When I first started learning about Orthodox Judaism, I listened to dozens (nearly 100s) of taped shiurim from Aish HaTorah. One of my favorite speakers was R' Dovid Gottlieb; he is also a ba'al t'shuva whose journey began as a professor of philosophy and I find his approach really sings to me. One statement in particular made a deep impression on me: in order to truly understand a deep/abstract philosophical concept, bring it down to reality by applying it to a real situation. Learning Mishna Brura provides me with oodles of real life situations. Learning the Gr"a on Mishlei, Da'as T'vunos, Pachad Yitzchak, etc provides one with oodles of deep/abstract philosophical concepts. Commuting to work by bicycle affords me the time to finding the connections between those two worlds.
The Pachad Yitzchak notes that we humans are comprised of a soul -- which is spriritual and outside of time/space, and a body -- which is physical and deeply rooted inside time/space. The soul understand eternity, but cannot experience it as reality. The body understands reality, but cannot experience eternity. The bridge is imagination. Imagination allows the soul to use the experiential knowledge of the body to give substance to eternity. However, like any bridge, imagination works in both directions. The negative use is to allow the body to give infinity to its experiences; aka, fantasy -- which is responsible for the great success of the dark side of the internet. The constant work of the Jew is to use the bridge to aid the soul in elevating a person and prevent that bridge from being co-opted by the body to drag the person into the gutter and worse.
People think that finishing a masechta of gemara is a license for eating meat during the nine days. That's not quite accurate, in fact it is sometimes dead wrong. The accurate statement is that attending a s'udas mitzvah is a heter for eating meat during the nine days. Those nine days are a time of intense longing for the re-unification of HaShem with His treasured nation. That longing can be expressed both by the aveilus of the period, and also by joining together in a s'udas mitzvah. If one completes a tractate of gemara (or other s'farim according to the Rema as understood by the G"ra OC 551:10) during that period, then the celebration of the accomplishment is a s'udas mitzvah and one may, nay should, eat meat.
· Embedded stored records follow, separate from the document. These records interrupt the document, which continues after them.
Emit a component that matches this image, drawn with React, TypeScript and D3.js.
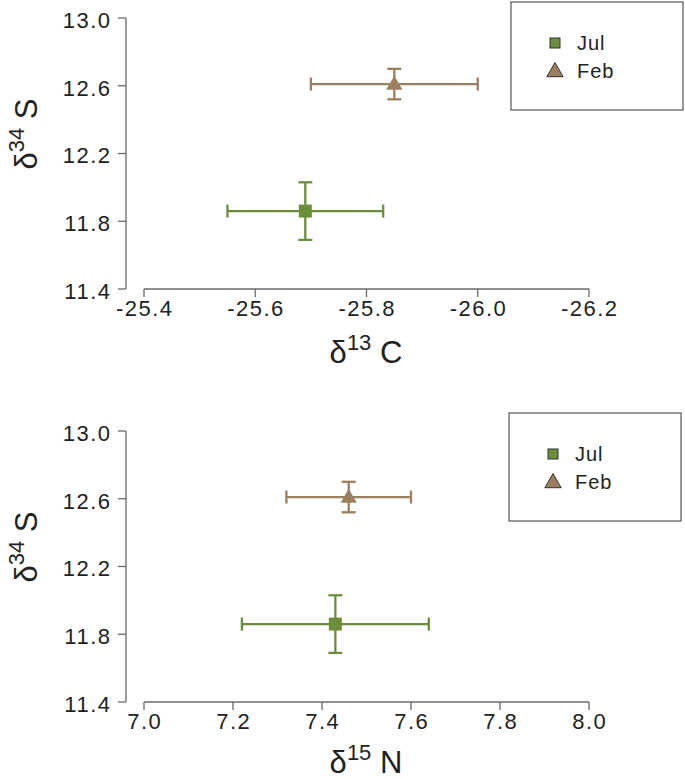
import React from "react";
import * as d3 from "d3";

const seasons = ["Jul", "Feb"];
const colors = ["#6b8e3a", "#9c7f5f"];
const s34Mean = [11.86, 12.61];
const s34Err = [0.17, 0.09];
const c13Mean = [-25.69, -25.85];
const c13Err = [0.14, 0.15];
const n15Mean = [7.43, 7.46];
const n15Err = [0.21, 0.14];
const yTicks = [11.4, 11.8, 12.2, 12.6, 13.0];
const cTicks = [-25.4, -25.6, -25.8, -26.0, -26.2];
const nTicks = [7.0, 7.2, 7.4, 7.6, 7.8, 8.0];

const FONT = "'Liberation Sans', Arial, sans-serif";
const AXIS = "#6a6a6a";

function Panel({ top, xDomain, xTicks, xMean, xErr, xLabel, xSup, legendPos, titleOff }: any) {
  const x = d3.scaleLinear().domain(xDomain).range([144, 589]);
  const y = d3.scaleLinear().domain([11.4, 13.0]).range([top + 271, top]);
  const y0 = y(11.4);
  const tri = d3.symbol().type(d3.symbolTriangle).size(115)()!;
  return (
    <g fontFamily={FONT}>
      {/* y axis */}
      <line x1={126} x2={126} y1={y(13)} y2={y0} stroke={AXIS} strokeWidth={1.3} />
      {yTicks.map((t) => (
        <g key={t}>
          <line x1={118} x2={126} y1={y(t)} y2={y(t)} stroke={AXIS} strokeWidth={1.3} />
          <text x={111.5} y={y(t) + 2} dy="0.36em" textAnchor="end" fontSize={22} letterSpacing={1.5} fill="#222">
            {t.toFixed(1)}
          </text>
        </g>
      ))}
      {/* x axis */}
      <line x1={x(xTicks[0])} x2={x(xTicks[xTicks.length - 1])} y1={y0} y2={y0} stroke={AXIS} strokeWidth={1.3} />
      {xTicks.map((t: number) => (
        <g key={t}>
          <line x1={x(t)} x2={x(t)} y1={y0} y2={y0 + 8} stroke={AXIS} strokeWidth={1.3} />
          <text x={x(t) + 0.75} y={y0 + 27} textAnchor="middle" fontSize={22} letterSpacing={1.5} fill="#222">
            {t.toFixed(1)}
          </text>
        </g>
      ))}
      {/* titles */}
      <text x={366} y={y0 + titleOff} textAnchor="middle" fontSize={31} fill="#222">
        δ<tspan fontSize={22} dy={-13}>{xSup}</tspan>
        <tspan dy={13}> {xLabel}</tspan>
      </text>
      <text
        transform={`translate(37,${top + 116}) rotate(-90)`}
        textAnchor="middle"
        fontSize={31}
        fill="#222"
      >
        δ<tspan fontSize={22} dy={-13}>34</tspan>
        <tspan dy={13}> S</tspan>
      </text>
      {/* data */}
      {seasons.map((s, i) => {
        const cx = x(xMean[i]);
        const cy = y(s34Mean[i]);
        const xl = x(xMean[i] - xErr[i]);
        const xr = x(xMean[i] + xErr[i]);
        const yt = y(s34Mean[i] + s34Err[i]);
        const yb = y(s34Mean[i] - s34Err[i]);
        const c = colors[i];
        return (
          <g key={s} stroke={c} strokeWidth={2.3}>
            <line x1={xl} x2={xr} y1={cy} y2={cy} />
            <line x1={xl} x2={xl} y1={cy - 6.5} y2={cy + 6.5} />
            <line x1={xr} x2={xr} y1={cy - 6.5} y2={cy + 6.5} />
            <line x1={cx} x2={cx} y1={yt} y2={yb} />
            <line x1={cx - 7} x2={cx + 7} y1={yt} y2={yt} />
            <line x1={cx - 7} x2={cx + 7} y1={yb} y2={yb} />
            {i === 0 ? (
              <rect x={cx - 6.5} y={cy - 6.5} width={13} height={13} fill={c} stroke="none" />
            ) : (
              <path d={tri} transform={`translate(${cx},${cy + 1})`} fill={c} stroke="none" />
            )}
          </g>
        );
      })}
      {/* legend */}
      <rect x={legendPos.x} y={legendPos.y} width={172} height={108} fill="white" stroke="#555" strokeWidth={1.2} />
      {seasons.map((s, i) => {
        const ly = legendPos.y + 41 + i * 28;
        const lx = legendPos.x + 44;
        return (
          <g key={s}>
            {i === 0 ? (
              <rect x={lx - 5} y={ly - 5} width={10} height={10} fill={colors[0]} stroke="#333" strokeWidth={1} />
            ) : (
              <path d={tri} transform={`translate(${lx},${ly + 1})`} fill={colors[1]} stroke="#333" strokeWidth={1} />
            )}
            <text x={lx + 22} y={ly} dy="0.36em" fontSize={20} letterSpacing={1} fill="#222">
              {s}
            </text>
          </g>
        );
      })}
    </g>
  );
}

export default function App() {
  return (
    <svg
      width={685}
      height={779}
      style={{ position: "absolute", left: 0, top: 0, background: "white" }}
    >
      <Panel
        top={18}
        xDomain={[-25.4, -26.2]}
        xTicks={cTicks}
        xMean={c13Mean}
        xErr={c13Err.map((e) => -e)}
        xLabel="C"
        xSup="13"
        legendPos={{ x: 511, y: 2 }}
        titleOff={74}
      />
      <Panel
        top={431}
        xDomain={[7.0, 8.0]}
        xTicks={nTicks}
        xMean={n15Mean}
        xErr={n15Err}
        xLabel="N"
        xSup="15"
        legendPos={{ x: 509, y: 413 }}
        titleOff={71}
      />
    </svg>
  );
}
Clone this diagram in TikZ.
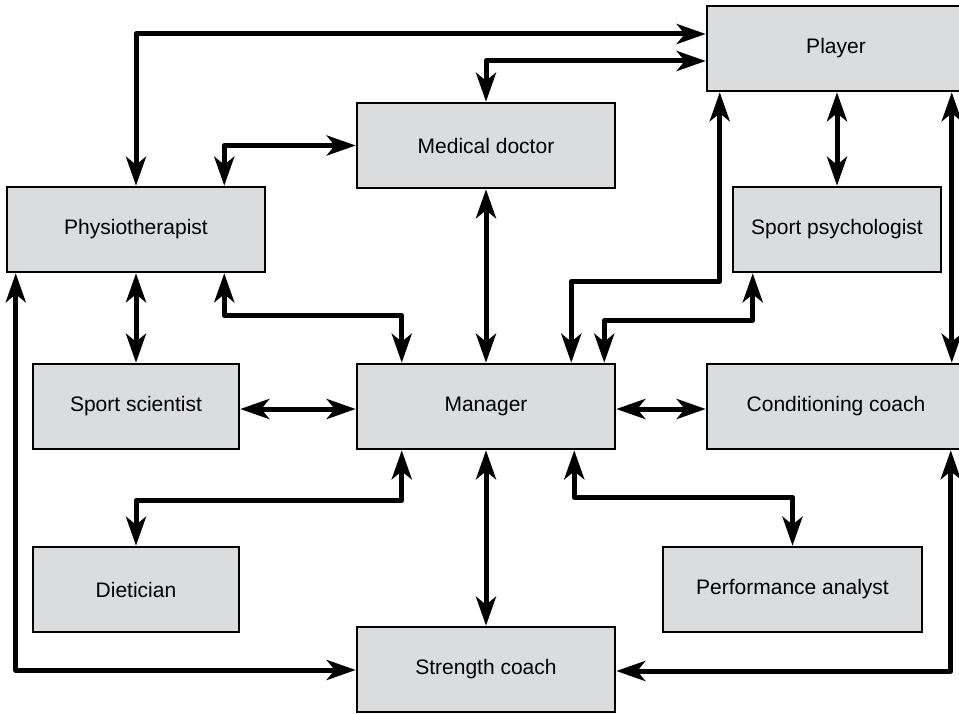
\documentclass[tikz,border=0pt]{standalone}
\usepackage{fontspec}
\setmainfont{Liberation Sans}
\usetikzlibrary{arrows.meta,calc}
\definecolor{boxgray}{RGB}{219,220,222}
\tikzset{
  role/.style={draw=black, line width=2.5pt, fill=boxgray, rectangle,
    minimum height=85pt, inner sep=0pt,
    font=\fontsize{21}{25}\selectfont},
  widebox/.style={role, minimum width=258pt},
  narrowbox/.style={role, minimum width=206pt},
  tip/.style={Stealth[length=29pt,width=20pt,inset=8pt]},
  link/.style={line width=5pt, line join=round, {Stealth[length=29pt,width=20pt,inset=8pt]}-{Stealth[length=29pt,width=20pt,inset=8pt]}},
}
\begin{document}
\begin{tikzpicture}[x=1pt,y=-1pt]
\useasboundingbox (0,0) rectangle (959,714);
\clip (0,0) rectangle (959,714);

% staff boxes
\node[widebox]   (player) at (836,48.5)  {Player};
\node[widebox]   (med)    at (486,145.5) {Medical doctor};
\node[widebox]   (phys)   at (136,229.5) {Physiotherapist};
\node[narrowbox, minimum width=208pt] (psych) at (837,229.5) {Sport psychologist};
\node[narrowbox] (sci)    at (136,406.5) {Sport scientist};
\node[widebox]   (man)    at (486,406.5) {Manager};
\node[widebox]   (cond)   at (836,406.5) {Conditioning coach};
\node[narrowbox] (diet)   at (136,589.5) {Dietician};
\node[widebox, minimum width=259pt] (pa) at (792.5,589.5) {Performance analyst};
\node[widebox]   (str)    at (486,669.5) {Strength coach};

% top links to the player
\draw[link] (phys.north) |- ($(player.west)+(0,-14.5)$);
\draw[link] (med.north) |- ($(player.west)+(0,12.5)$);
\draw[link] ($(phys.north east)+(-42,0)$) |- (med.west);

% physiotherapist links
\draw[link] (phys.south) -- (sci.north);
\draw[link] ($(phys.south east)+(-42,0)$) -- ++(0,42) -| ($(man.north west)+(46,0)$);
\draw[link] ($(phys.south west)+(10,0)$) |- ($(str.west)+(0,0.5)$);

% manager links
\draw[link] ($(sci.east)+(0,2.5)$) -- ($(man.west)+(0,2.5)$);
\draw[link] (med.south) -- (man.north);
\draw[link] ($(player.south west)+(14,0)$) -- ++(0,189) -| ($(man.north east)+(-45,0)$);
\draw[link] ($(psych.south west)+(21,0)$) -- ++(0,47) -| ($(man.north east)+(-12,0)$);
\draw[link] ($(man.east)+(0,2.5)$) -- ($(cond.west)+(0,2.5)$);
\draw[link] ($(man.south west)+(46,0)$) -- ++(0,50) -| (diet.north);
\draw[link] (man.south) -- (str.north);
\draw[link] ($(man.south east)+(-42,0)$) -- ++(0,47) -| (pa.north);

% right-hand links
\draw[link] ($(player.south)+(1,0)$) -- (psych.north);
\draw[link] ($(player.south west)+(246,0)$) -- ($(cond.north west)+(246,0)$);
\draw[link] ($(cond.south west)+(245,0)$) |- ($(str.east)+(0,1.5)$);
\end{tikzpicture}
\end{document}
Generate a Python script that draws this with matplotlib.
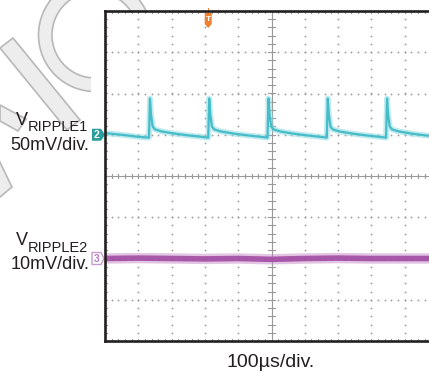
import numpy as np
import matplotlib
matplotlib.use("Agg")
import matplotlib.pyplot as plt
from matplotlib.patches import Wedge, Polygon, Rectangle

# ---------------- data (in scope divisions) ----------------
# Channel 2 (VRIPPLE1): spike instants (div) and per-cycle shape
spike_times = [1.35, 3.13, 4.91, 6.69, 8.47, 10.25]
cycle_dt = [-0.03, 0.0, 0.03, 0.08, 0.15, 0.35, 0.8, 1.2, 1.55, 1.74]
cycle_v = [0.93, 1.88, 1.50, 1.20, 1.13, 1.08, 1.02, 0.98, 0.95, 0.93]
start_t = [0.0, 0.6, 1.0]
start_v = [1.04, 0.99, 0.95]

# Channel 3 (VRIPPLE2): flat, ~ -2 div
rip2_t = [0.0, 1.0, 2.0, 3.0, 4.0, 5.0, 6.0, 7.0, 8.0, 9.0, 10.0]
rip2_v = [-2.0, -1.99, -2.0, -2.01, -2.0, -2.02, -2.0, -1.99, -2.0, -2.0, -2.0]

ch2_offset = 1.0
ch3_offset = -2.0
trig_t = 3.1

label1_main, label1_sub, label1_scale = "V", "RIPPLE1", "50mV/div."
label2_main, label2_sub, label2_scale = "V", "RIPPLE2", "10mV/div."
time_label = "100\u00b5s/div."

# ---------------- figure ----------------
W, H = 429, 373
fig = plt.figure(figsize=(W / 100, H / 100), dpi=100)
fig.patch.set_facecolor("white")

bg = fig.add_axes([0, 0, 1, 1], zorder=0)
bg.set_xlim(0, W)
bg.set_ylim(H, 0)
bg.axis("off")

# watermark
wm_face, wm_edge = "#ededed", "#b8b8b8"
bg.add_patch(Wedge((95, 35), 56.5, 0, 360, width=13.5, facecolor=wm_face,
                   edgecolor=wm_edge, lw=1.2))
bg.add_patch(Polygon([(0, 48), (13, 38), (80, 120), (67, 130)], closed=True,
                     facecolor=wm_face, edgecolor=wm_edge, lw=1.2))
bg.add_patch(Polygon([(0, 105), (26, 119), (18, 131), (0, 121)], closed=True,
                     facecolor=wm_face, edgecolor=wm_edge, lw=1.2))
bg.add_patch(Polygon([(-5, 152), (12, 187), (0, 197), (-5, 200)], closed=True,
                     facecolor=wm_face, edgecolor=wm_edge, lw=1.2))
# screenshot white area covers the watermark
bg.add_patch(Rectangle((91, 11), W, H, facecolor="white", edgecolor="none", zorder=2))

# ---------------- scope axes ----------------
L, R, T, B = 105, 438, 11, 341
ax = fig.add_axes([L / W, 1 - B / H, (R - L) / W, (B - T) / H], zorder=1)
ax.set_xlim(0, 10)
ax.set_ylim(-4, 4)
ax.patch.set_alpha(0)
ax.set_xticks([])
ax.set_yticks([])
for s in ax.spines.values():
    s.set_linewidth(1.9)
    s.set_color("#231f20")
    s.set_zorder(6)

dot_c = "#a0a0a0"
fine_x = np.arange(0, 10.01, 0.2)
fine_y = np.arange(-4, 4.01, 0.2)
for gy in range(-4, 5):
    ax.scatter(fine_x, np.full_like(fine_x, gy), s=1.8, color=dot_c, lw=0, zorder=1)
for gx in range(0, 11):
    ax.scatter(np.full_like(fine_y, gx), fine_y, s=1.8, color=dot_c, lw=0, zorder=1)
# center cross with tick marks
ax.axvline(5, color="#9a9a9a", lw=0.8, zorder=1)
ax.axhline(0, color="#9a9a9a", lw=0.8, zorder=1)
for fx in fine_x:
    ax.plot([fx, fx], [-0.06, 0.06], color="#9a9a9a", lw=0.8, zorder=1)
for fy in fine_y:
    ax.plot([4.9, 5.1], [fy, fy], color="#9a9a9a", lw=0.8, zorder=1)
for fx in fine_x:
    ax.plot([fx, fx], [3.94, 4.0], color="#9a9a9a", lw=0.8, zorder=1)
    ax.plot([fx, fx], [-4.0, -3.94], color="#9a9a9a", lw=0.8, zorder=1)
for fy in fine_y:
    ax.plot([0, 0.05], [fy, fy], color="#9a9a9a", lw=0.8, zorder=1)

# build ch2 trace from data
t1 = list(start_t)
v1 = list(start_v)
for st in spike_times:
    t1 += [st + d for d in cycle_dt]
    v1 += list(cycle_v)
t1 = np.array(t1)
v1 = np.array(v1)
ax.plot(t1, v1, color="#8fdbe2", lw=4.2, alpha=0.55, solid_joinstyle="round", zorder=3)
ax.plot(t1, v1, color="#45bcc8", lw=1.6, zorder=4)

# ch3 trace
ax.plot(rip2_t, rip2_v, color="#c78ac8", lw=7.5, alpha=0.5, zorder=3)
ax.plot(rip2_t, rip2_v, color="#a24ca3", lw=4.0, alpha=0.9, zorder=4)

# ---------------- channel markers ----------------
def ypix(v):
    return B - (v + 4) / 8 * (B - T)

y2 = ypix(ch2_offset)
bg.add_patch(Polygon([(92, y2 - 6), (101, y2 - 6), (105, y2), (101, y2 + 6), (92, y2 + 6)],
                     closed=True, facecolor="#2a9d9d", edgecolor="none", zorder=5))
bg.text(97, y2 + 0.5, "2", color="white", fontsize=7.5, fontweight="bold",
        ha="center", va="center", family="Liberation Sans", zorder=6)
y3 = ypix(ch3_offset)
bg.add_patch(Polygon([(92, y3 - 6), (101, y3 - 6), (104, y3), (101, y3 + 6), (92, y3 + 6)],
                     closed=True, facecolor="white", edgecolor="#c69bd0", lw=1.0, zorder=5))
bg.text(96.5, y3 + 0.5, "3", color="#b47cc4", fontsize=7.5, fontweight="bold",
        ha="center", va="center", family="Liberation Sans", zorder=6)

# trigger marker
xt = L + trig_t / 10 * (R - L)
bg.add_patch(Rectangle((xt - 0.6, 8), 1.2, 5, facecolor="#f08030", edgecolor="none", zorder=5))
bg.add_patch(Polygon([(xt - 3.5, 13), (xt + 3.5, 13), (xt + 3.5, 24), (xt, 28), (xt - 3.5, 24)],
                     closed=True, facecolor="#f08030", edgecolor="none", zorder=5))
bg.text(xt, 19.5, "T", color="white", fontsize=6, fontweight="bold",
        ha="center", va="center", family="Liberation Sans", zorder=6)

# ---------------- labels ----------------
fam = "Liberation Sans"
tc = "#231f20"
fig.canvas.draw()
rend = fig.canvas.get_renderer()

def vlabel(main, sub, scale, y_main, y_sub, y_scale, xr=88):
    ts = bg.text(xr, y_sub, sub, fontsize=10.5, family=fam, color=tc,
                 ha="right", va="baseline", zorder=6)
    bb = ts.get_window_extent(renderer=rend)
    xl = bb.x0  # pixels (dpi 100 => data px)
    bg.text(xl + 0.5, y_main, main, fontsize=13, family=fam, color=tc,
            ha="right", va="baseline", zorder=6)
    bg.text(xr + 1, y_scale, scale, fontsize=13, family=fam, color=tc,
            ha="right", va="baseline", zorder=6)

vlabel(label1_main, label1_sub, label1_scale, 125, 131, 150)
vlabel(label2_main, label2_sub, label2_scale, 245, 252, 269)

bg.text((L + R) / 2 - 0.5, 367, time_label, fontsize=14, family=fam, color=tc,
        ha="center", va="baseline", zorder=6)

fig.savefig("out.png", dpi=100)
That is the soul elevating the body.
However -- and this is a big one -- if one learns a masechta just to be able to eat meat, then the meal is not at all a s'udas mitzvah; quite the opposite -- it is a body dragging the soul down. Since that Bacchanalian consumption of flesh is not a s'udas mitzvah, ipso facto there is no heter to eat meat.
The polar opposite of that is a story related by R' Chaim Kanievsky told to him by his father, the Steipler Gaon. During WWI the yeshiva had nothing but meat to eat during the nine days. In those times of war, surely it was permitted to eat meat just to keep healthy, all the more so given that nothing else was available. The bochurim, however, were not satisfied with a heter to eat meat or even the mitzvah of pikuach nefesh, the yeshiva arranged to make a siyum each day in order to elevate the meals to s'udas mitzvah.
Every situation provides opportunities for spiritual elevation and the opposite. The greater the opportunity for k'dusha, the greater the opportunity for the opposite. That's not just philosophy, that daily living.